Efes'ten sonra 1947'de ülkede ikinci kazı çalışmasını yapan Ordinaryüs Prof. Dr. Arif Müfid Mansel İle öğrencisi Prof. Dr. Jale İnan’ın kazı çalışmasında çıkardıkları tarihi eserler Side Müzesi'nde sergileniyor.
Gün yüzüne çıkartılan eserlerin restorasyon ve konservasyonunu Beyzade Yaycıoğlu yapıyor.
Tuhafiyecilikten restoratörlüğe....
Side Müzesine can veren Beyzade Yaycıoğlu, Osmaniye'de tuhafiyecilik yaparken 4 çocuğunun annesi eşinin 28 yaşında kalp hastalığından ölmesi üzerine memleketini terk ederek, Antalya Side'ye yerleşir. Side'de bir süre pazarlarda oyuncak sattığını, ticarette hep zarar ettiğini belirten Yaycıoğlu, bir süre sonra Side'deki çeşitli tarihi eserlerin kazısını yapan müteahhit firmada iş bulduğunu belirtti. Tarih ve arkeolojiye meraklı olduğu, sürekli bu konulardaki kitapları okuduğu için büyük istekle işine sarıldığını vanlatan Yaycıoğlu, elinin işe çok yatkın olması nedeniyle kısa sürede dikkatleri üzerine çektiğini söyledi.
Yaycıoğlu, şöyle konuştu: "Mozaiklerin çıkarılması gibi zor işlerde sabırla çalışıyordum. Ankara Üniversitesine bağlı Başkent Meslek Yüksek Okulundan Doç. Dr. Selçuk Şener, o sıralarda müteahhit şirketin danışmanıydı. Bana pek çok şey öğretti, birlikte çalıştık. 2004 yılına kadar böyle geldim. O yıl, 1960'lı yıllardan beri Side'de yaşayan ve Side Müzesi'ne getirilen eserleri gönüllü olarak restore eden Alman heykeltıraş Dietmar Friese yanına bir eleman verilmesini istemiş. Beni tavsiye etmişler. Dietmar, hocamla çalışmaya başladık. İlk önce müzede bulunan ve 50 yıl önce restore edilmiş eserlerin dökülen tutkallarını temizleyip yeniden sağlamlaştırdık. Çok güzel Türkçe konuşan hocam bana çok şey öğretti. 80 yaşına geldi ama ne zaman başım sıkışsa yardım isterim, gelir danışmanlık yapar.
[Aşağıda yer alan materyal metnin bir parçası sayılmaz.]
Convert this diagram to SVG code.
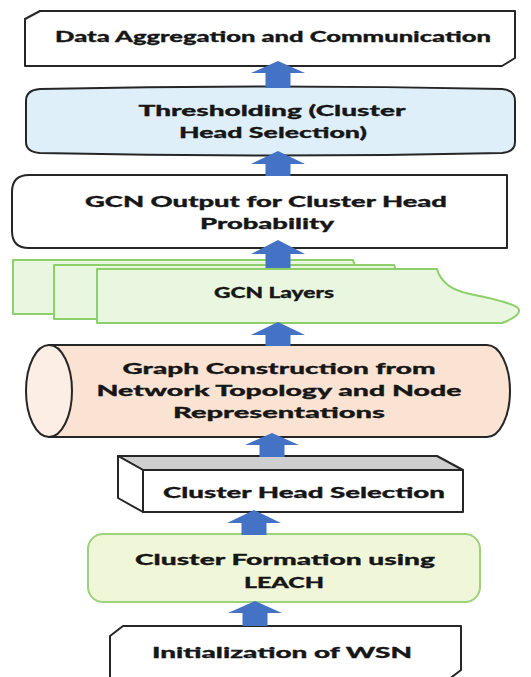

Manavgat Belediyesinin hizmet aldığı şirketlerden birinde işçi görünüyor
Bugüne kadar 140 eseri restore ettiğini, halen 11 bin 500 bin sikkenin temizliğini yapmaya çalıştığını ifade eden Yaycıoğlu, "Aşkım" dediği işine yıllardır emek verdiği halde Kültür ve Turizm Bakanlığı personeli olarak istihdam edilmemesinden üzüntü duyduğunu kaydetti. Manavgat Belediyesinin hizmet aldığı şirketlerden birinde işçi olarak gösterildiğini kaydeden Yaycıoğlu, "Yerel seçimlere 1.5 ay kala işsiz kalırım. Bazen seçimlerden sonra 6 ay maaş alamadığım oluyor" dedi.
İlköğretim okulu çağından itibaren çocuklara tarihi eserlerin değeri öğretilmelidir
Restorasyon çalışmalarının yanı sıra çeşitli meslek yüksek okulları ile bazı üniversitelerden gelen stajyerlere de eğitim verdiğini bildiren Yaycıoğlu, şöyle devam etti: "Gençler bana 'Hocam' der. Burada oldukları sürece heyecanla çalışırlar. Genç arkeologlar çok idealist. Türkiye gibi dağları define dolu bir ülkede, bu mirasa sahip çıkmayı onlar da kendilerinden küçüklere öğretebilir. Bence bu gençlerden yararlanılmalı ve daha ilköğretim okulu çağından itibaren çocuklara tarihi eserlerin değeri öğretilmelidir.”